### GIVEN TASK:
Identify the lines containing the word "this". Copy each one.

### DATASET RECORDS:
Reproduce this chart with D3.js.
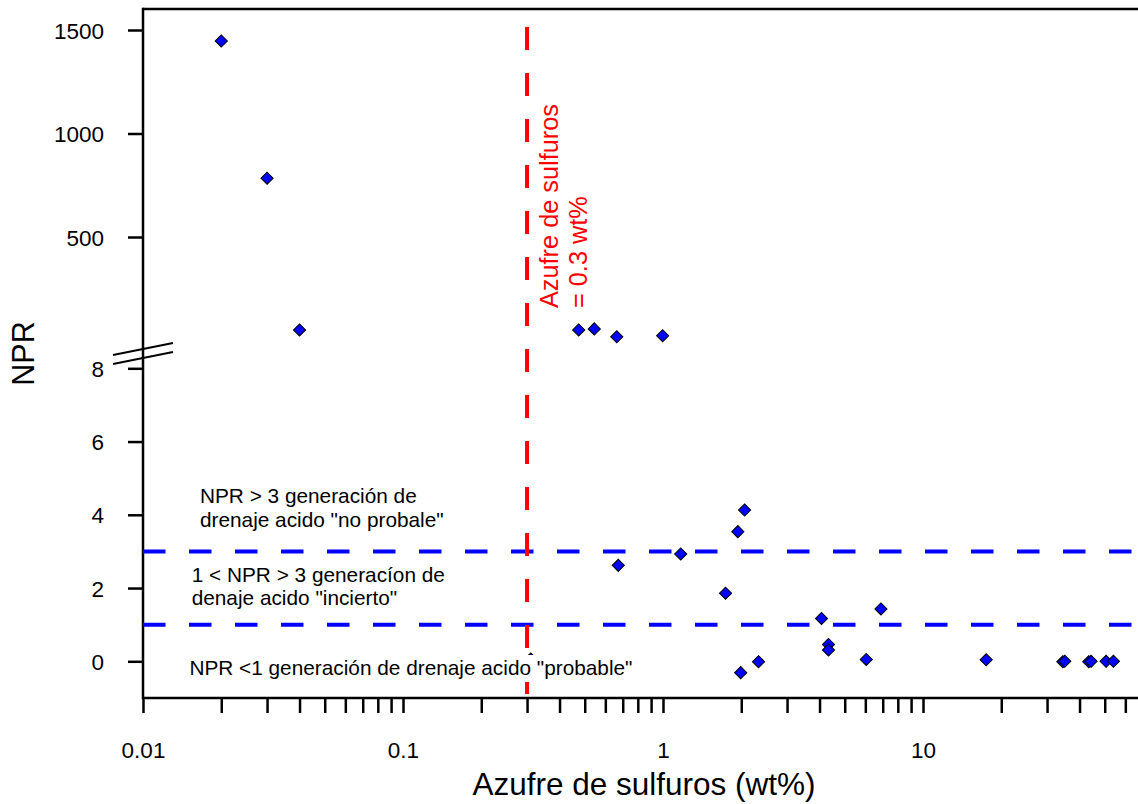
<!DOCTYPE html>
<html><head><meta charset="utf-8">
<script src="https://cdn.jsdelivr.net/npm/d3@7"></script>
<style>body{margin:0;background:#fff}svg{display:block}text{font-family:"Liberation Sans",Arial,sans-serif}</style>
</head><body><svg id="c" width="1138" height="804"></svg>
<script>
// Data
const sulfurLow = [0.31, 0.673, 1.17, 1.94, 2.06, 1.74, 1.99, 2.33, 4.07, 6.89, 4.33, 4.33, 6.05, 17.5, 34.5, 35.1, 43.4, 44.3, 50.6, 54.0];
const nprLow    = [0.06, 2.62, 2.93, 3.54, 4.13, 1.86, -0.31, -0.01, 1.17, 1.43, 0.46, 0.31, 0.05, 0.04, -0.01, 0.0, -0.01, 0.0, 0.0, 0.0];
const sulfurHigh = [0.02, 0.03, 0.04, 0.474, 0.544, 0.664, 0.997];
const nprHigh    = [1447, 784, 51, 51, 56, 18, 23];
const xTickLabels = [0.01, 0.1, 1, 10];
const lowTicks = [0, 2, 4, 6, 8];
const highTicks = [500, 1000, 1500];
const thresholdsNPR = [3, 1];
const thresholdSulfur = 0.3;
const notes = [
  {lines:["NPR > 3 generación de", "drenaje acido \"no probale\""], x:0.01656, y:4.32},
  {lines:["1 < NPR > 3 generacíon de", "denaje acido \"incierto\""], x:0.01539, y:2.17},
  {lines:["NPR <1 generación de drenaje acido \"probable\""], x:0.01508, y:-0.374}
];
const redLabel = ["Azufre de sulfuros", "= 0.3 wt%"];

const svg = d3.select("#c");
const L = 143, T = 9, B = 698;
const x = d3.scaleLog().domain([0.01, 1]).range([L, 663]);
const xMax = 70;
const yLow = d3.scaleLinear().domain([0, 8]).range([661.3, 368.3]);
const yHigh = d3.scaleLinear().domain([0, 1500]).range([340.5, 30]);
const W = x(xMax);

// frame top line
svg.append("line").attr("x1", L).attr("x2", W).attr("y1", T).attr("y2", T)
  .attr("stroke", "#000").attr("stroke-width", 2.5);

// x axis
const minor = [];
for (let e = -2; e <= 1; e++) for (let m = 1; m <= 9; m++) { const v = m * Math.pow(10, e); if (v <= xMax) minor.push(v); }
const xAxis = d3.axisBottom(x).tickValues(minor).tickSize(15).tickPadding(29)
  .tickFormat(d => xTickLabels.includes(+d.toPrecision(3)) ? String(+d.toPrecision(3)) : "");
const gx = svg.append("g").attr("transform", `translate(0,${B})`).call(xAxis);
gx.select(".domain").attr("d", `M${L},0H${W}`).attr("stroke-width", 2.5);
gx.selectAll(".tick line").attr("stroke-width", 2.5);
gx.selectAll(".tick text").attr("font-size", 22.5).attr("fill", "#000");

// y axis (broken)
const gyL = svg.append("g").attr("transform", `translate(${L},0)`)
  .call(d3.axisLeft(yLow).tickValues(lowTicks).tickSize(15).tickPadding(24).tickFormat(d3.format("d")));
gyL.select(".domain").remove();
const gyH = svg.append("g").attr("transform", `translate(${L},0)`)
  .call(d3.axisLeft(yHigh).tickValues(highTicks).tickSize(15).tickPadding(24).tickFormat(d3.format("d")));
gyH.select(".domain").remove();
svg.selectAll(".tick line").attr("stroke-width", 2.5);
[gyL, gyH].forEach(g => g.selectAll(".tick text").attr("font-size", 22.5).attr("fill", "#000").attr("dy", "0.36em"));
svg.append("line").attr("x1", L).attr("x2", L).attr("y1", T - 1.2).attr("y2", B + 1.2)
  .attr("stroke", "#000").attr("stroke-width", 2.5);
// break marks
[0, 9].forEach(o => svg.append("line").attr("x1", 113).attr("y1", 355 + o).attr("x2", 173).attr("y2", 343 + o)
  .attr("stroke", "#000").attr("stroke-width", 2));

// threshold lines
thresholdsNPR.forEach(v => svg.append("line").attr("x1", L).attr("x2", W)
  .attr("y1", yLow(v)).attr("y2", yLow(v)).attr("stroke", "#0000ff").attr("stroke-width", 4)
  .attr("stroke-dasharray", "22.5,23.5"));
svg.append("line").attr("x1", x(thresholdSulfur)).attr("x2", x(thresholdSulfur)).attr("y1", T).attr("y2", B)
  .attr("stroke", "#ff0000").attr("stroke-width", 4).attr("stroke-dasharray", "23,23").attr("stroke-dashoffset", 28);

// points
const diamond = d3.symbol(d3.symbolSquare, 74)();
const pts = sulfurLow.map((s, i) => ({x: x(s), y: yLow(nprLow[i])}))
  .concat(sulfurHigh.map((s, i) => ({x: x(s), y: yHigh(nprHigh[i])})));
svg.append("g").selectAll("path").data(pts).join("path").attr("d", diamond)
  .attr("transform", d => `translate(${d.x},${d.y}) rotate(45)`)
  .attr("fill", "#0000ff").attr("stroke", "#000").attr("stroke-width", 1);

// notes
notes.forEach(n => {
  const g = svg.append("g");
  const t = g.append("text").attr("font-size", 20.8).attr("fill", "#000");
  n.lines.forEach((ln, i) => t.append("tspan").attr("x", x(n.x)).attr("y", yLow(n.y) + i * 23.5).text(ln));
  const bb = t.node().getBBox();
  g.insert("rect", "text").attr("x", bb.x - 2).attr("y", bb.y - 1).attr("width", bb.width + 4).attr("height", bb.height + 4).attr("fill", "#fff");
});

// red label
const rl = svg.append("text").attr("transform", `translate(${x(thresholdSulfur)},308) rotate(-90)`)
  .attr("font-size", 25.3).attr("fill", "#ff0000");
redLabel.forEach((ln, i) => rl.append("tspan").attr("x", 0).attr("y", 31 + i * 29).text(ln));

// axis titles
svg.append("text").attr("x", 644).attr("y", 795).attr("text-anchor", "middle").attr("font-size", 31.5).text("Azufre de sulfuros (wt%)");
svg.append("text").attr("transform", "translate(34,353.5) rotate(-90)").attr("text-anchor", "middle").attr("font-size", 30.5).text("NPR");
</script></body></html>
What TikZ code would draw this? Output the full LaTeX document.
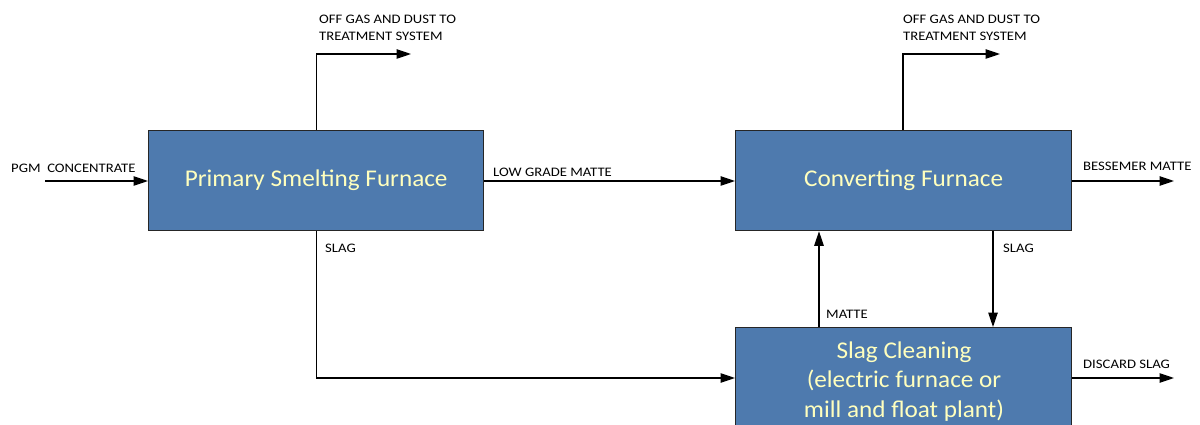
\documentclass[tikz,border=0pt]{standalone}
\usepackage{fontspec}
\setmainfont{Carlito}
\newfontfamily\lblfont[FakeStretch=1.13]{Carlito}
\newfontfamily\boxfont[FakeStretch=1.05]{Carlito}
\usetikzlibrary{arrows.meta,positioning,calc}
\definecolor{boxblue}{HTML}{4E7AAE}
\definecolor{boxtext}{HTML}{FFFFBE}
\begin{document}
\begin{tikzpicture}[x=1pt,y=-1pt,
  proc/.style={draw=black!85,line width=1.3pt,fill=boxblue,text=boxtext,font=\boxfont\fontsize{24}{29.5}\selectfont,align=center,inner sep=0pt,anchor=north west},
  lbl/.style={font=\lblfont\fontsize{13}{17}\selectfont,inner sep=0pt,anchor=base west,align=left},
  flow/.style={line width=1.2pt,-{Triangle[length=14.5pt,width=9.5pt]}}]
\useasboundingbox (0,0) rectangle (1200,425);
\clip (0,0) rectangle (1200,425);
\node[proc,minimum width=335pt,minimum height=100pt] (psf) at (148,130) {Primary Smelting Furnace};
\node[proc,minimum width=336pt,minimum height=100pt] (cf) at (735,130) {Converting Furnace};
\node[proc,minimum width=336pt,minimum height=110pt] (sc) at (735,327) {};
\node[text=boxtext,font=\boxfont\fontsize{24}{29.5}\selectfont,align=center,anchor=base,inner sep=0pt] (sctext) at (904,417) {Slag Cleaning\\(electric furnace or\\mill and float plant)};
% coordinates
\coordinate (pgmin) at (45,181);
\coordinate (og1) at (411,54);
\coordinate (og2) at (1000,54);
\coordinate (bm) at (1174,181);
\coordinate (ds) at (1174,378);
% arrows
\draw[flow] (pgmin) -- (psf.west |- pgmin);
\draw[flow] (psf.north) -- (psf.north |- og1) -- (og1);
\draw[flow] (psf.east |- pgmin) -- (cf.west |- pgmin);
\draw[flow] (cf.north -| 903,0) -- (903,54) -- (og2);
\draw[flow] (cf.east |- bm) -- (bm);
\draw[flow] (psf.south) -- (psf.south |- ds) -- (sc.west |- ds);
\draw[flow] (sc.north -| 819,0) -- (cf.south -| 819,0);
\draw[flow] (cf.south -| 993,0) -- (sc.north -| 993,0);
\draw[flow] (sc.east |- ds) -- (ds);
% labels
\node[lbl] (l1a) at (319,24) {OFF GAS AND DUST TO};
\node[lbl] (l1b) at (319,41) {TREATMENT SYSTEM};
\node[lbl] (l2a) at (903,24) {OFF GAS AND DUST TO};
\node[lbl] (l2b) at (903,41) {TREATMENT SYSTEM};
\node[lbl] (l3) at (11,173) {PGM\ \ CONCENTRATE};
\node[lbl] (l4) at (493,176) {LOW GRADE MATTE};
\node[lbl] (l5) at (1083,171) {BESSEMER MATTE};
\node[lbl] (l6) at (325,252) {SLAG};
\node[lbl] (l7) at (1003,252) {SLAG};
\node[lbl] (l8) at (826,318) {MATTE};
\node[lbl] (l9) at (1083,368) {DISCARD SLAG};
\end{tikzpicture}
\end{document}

### WRITTEN SOLUTION:
Reproduce this chart with D3.js.
What TikZ code would draw this? Output the full LaTeX document.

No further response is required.